Okonomiyaki is a cabbage pancake covered with Okonomiyaki sauce. Okonomiyaki sauce is a Worcester-based sauce with some sweetener, and it is the crucial flavor of this dish. We like Otafuku brand, but anything you can find is fine. Or you can use Tonkatsu sauce that tastes similar but less sweet.
Okonomiyaki is found anywhere in Japan, but is big in the Osaka area in western Japan where we are (proudly) from. There are a lot of Okonomiyaki restaurants in Osaka. Restaurants have tables with built-in griddles where you can cook Okonomiyaki yourself or your server cooks it for you. You eat it right from super hot griddle, and it’s so good.
People in Japan also make Okonomiyaki at home. A lot of people have portable electric griddles, and make Okonomiyaki at the dinner table as you eat.
The main ingredients are cabbage and a choice of meat. Pork is most common, but squid, shrimp, and beef are also popular. The meat is not usually mixed into the pancake, but added to one side. One of the best things about Okonomiyaki is that you can make it in so many ways. The name actually means “cook as you like” (or something close to that anyway). Different areas of Japan have very different styles as well. For example, in Hiroshima people add noodles.

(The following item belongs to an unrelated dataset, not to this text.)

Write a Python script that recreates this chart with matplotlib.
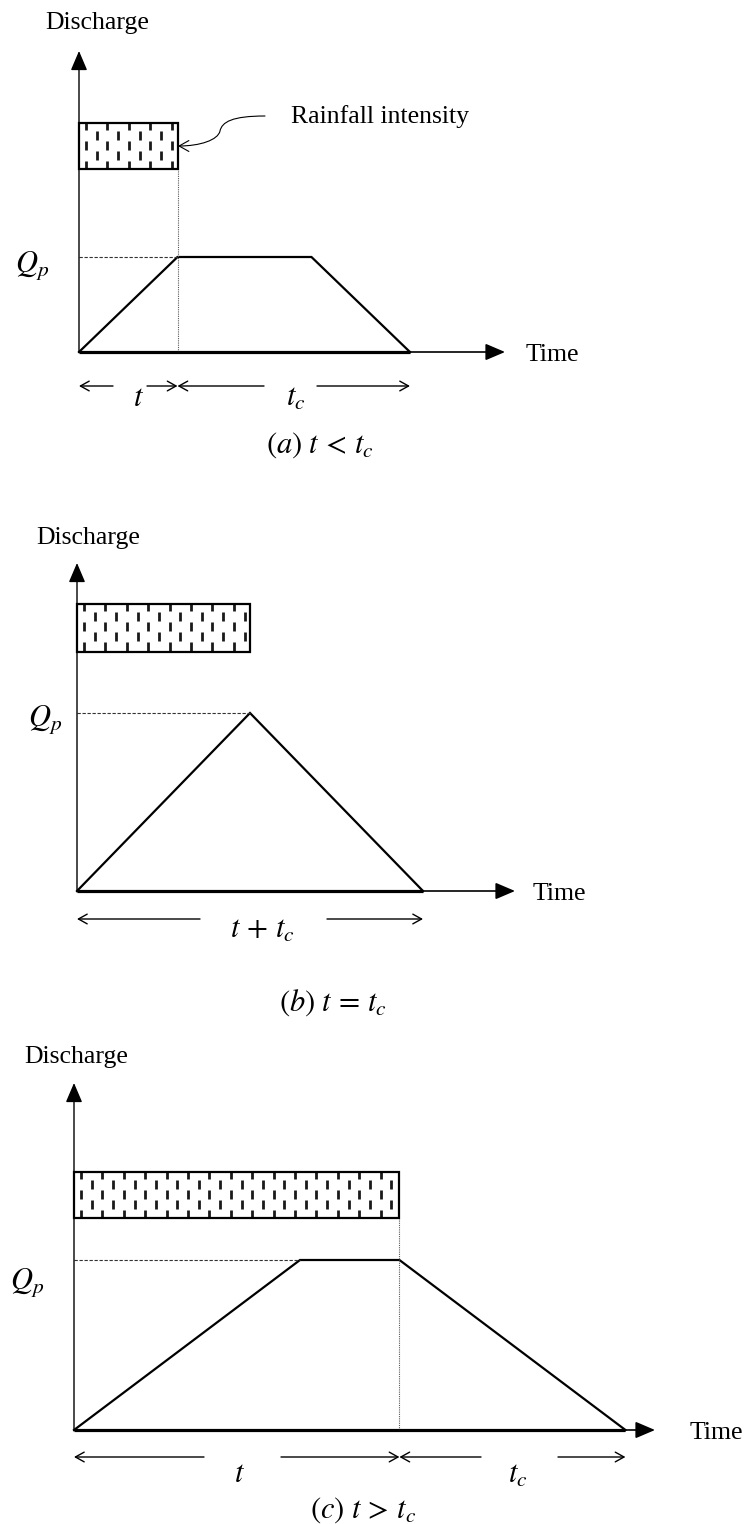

After the cabbage, meat, and essential Okonomiyaki sauce for seasoning, other ingredients are very good to provide an authentic flavor:
1 Nagaimo (Chinese yam)—makes the pancake hold together and gives a light texture
2 pickled red ginger (Benishouga)—gives a little sour kick
3 dried green laver or seaweed (Aonori)— seaweed flavor that goes very well with the sauce
If you can’t get them, don’t worry about it. However, those ingredients definitely give this dish the right Osaka taste. It is very easy to make, but these ingredients might be more than 101. It is worth though to go to the trouble of finding them if you can. Once you make it, you’ll make it over and over again!
All ingredients are found in Japanese markets, or most of them at online stores.
- 1 cup all purpose flour
- 1 cup Dashi (fish broth)
- 1 egg
- 3-4 Tbsp Nagaimo (long yam), grated
- 1/4 tsp salt
- 1/4 tsp Soy Sauce
- 1/4 cabbage (about 12oz), chopped fine
- 3-4 green onions, chopped fine
- 2-3 Tbsp pickled red ginger Benishoga, chopped fine
- 1 Tbsp oil
- 6 pieces thinly sliced pork belly
- Okonomiyaki sauce or Tonkatsu sauce
- dried bonito flakes
- dried green seaweed (Aonori)
- In a big bowl, whisk flour and Dashi (fish broth) together until smooth. Stir egg and yam to flour mixture. Season it with salt and soy sauce.
- Add chopped cabbage, onions, and ginger to the batter and mix.
- Heat oil in a skillet, pour half of the pancake batter into an 8" circle, and lay 3 pieces of pork slices on it. Fry at medium heat until the bottom becomes golden brown, about 5-7 minutes.
- Flip to fry the other side until the pork becomes crispy, about 5-7 minutes.
- Flip one more time, pork side up, and spread Okonomiyaki sauce and mayo on the pancake.
- Sprinkle dried green seaweed, then dried bonito flakes over the pancake. Serve hot.